Fue el primero de doce hijos: un chico mofletudo de mirada curiosa.
Llegó a Cartagena en 1948, a los 20 años, para trabajar en el periódico El Universal. Estudiaba derecho y aceptó la recomendación de un amigo antropólogo que le preguntó por qué no mudarse de Bogotá. Hizo su primera nota sobre el Vallenato: en un momento en que era música de campesinos, de vaqueros, de gente pobre, muy poco conocida. “Qué cosa tan rara tiene la música de acordeón, que cuando uno la oye se le arruga el corazón”, escribió en el primer párrafo. Años después, el ritmo se transformaría en un ícono colombiano.
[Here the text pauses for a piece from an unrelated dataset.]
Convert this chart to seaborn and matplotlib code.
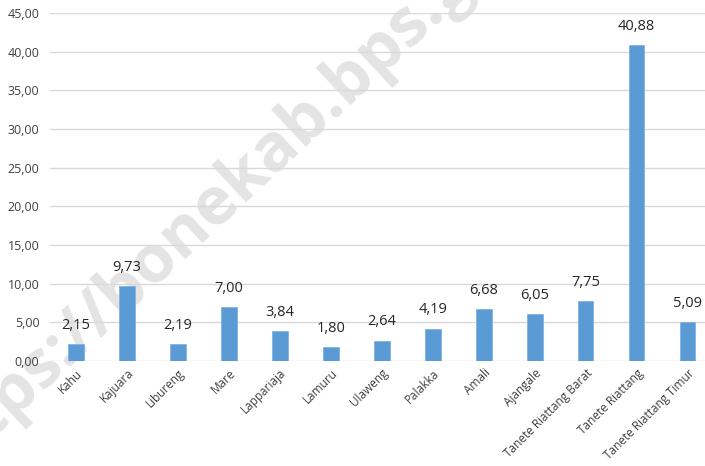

García Márque z no sólo escribe: también predice qué música va a venir.
Recibió el Premio Nóbel vestido con una guayabera blanca, escribió novelas, crónicas, cuentos y guiones y, de a poco, se fue haciendo famoso. Cada vez más, cada vez más. Vendió millones de libros, fue traducido a más de 30 idiomas.
Cuenta su hermano, Jaime García Márquez, que paseaban por Cartagena en coche cuando vieron una mujer impresionante (cosa no poco común en esa ciudad caribeña) contoneándose por la vereda.
Gabo pidió al conductor que se detuvieran. Bajaron los dos. Pero la mujer ya no estaba. Caminaron un par de cuadras, dieron la vuelta a la esquina: y nada.
A partir de ese momento, Gabo empezó a pensar qué podría haber pasado. Cada vez que se encontraba con Jaime inventaba una nueva posibilidad, elaboraba una nueva teoría.
Un día, cuenta Jaime, iba caminando por el centro cuando la vio. Al principio, pensó si no sería una aparición. Pero se acercó, la detuvo y le pidió los datos. Llamó a México, pidió con su hermano Gabriel y, eufórico, le contó que la había encontrado.
– ¡Pero qué pendejo eres! –fue la respuesta– me acabas de dañar el cuento.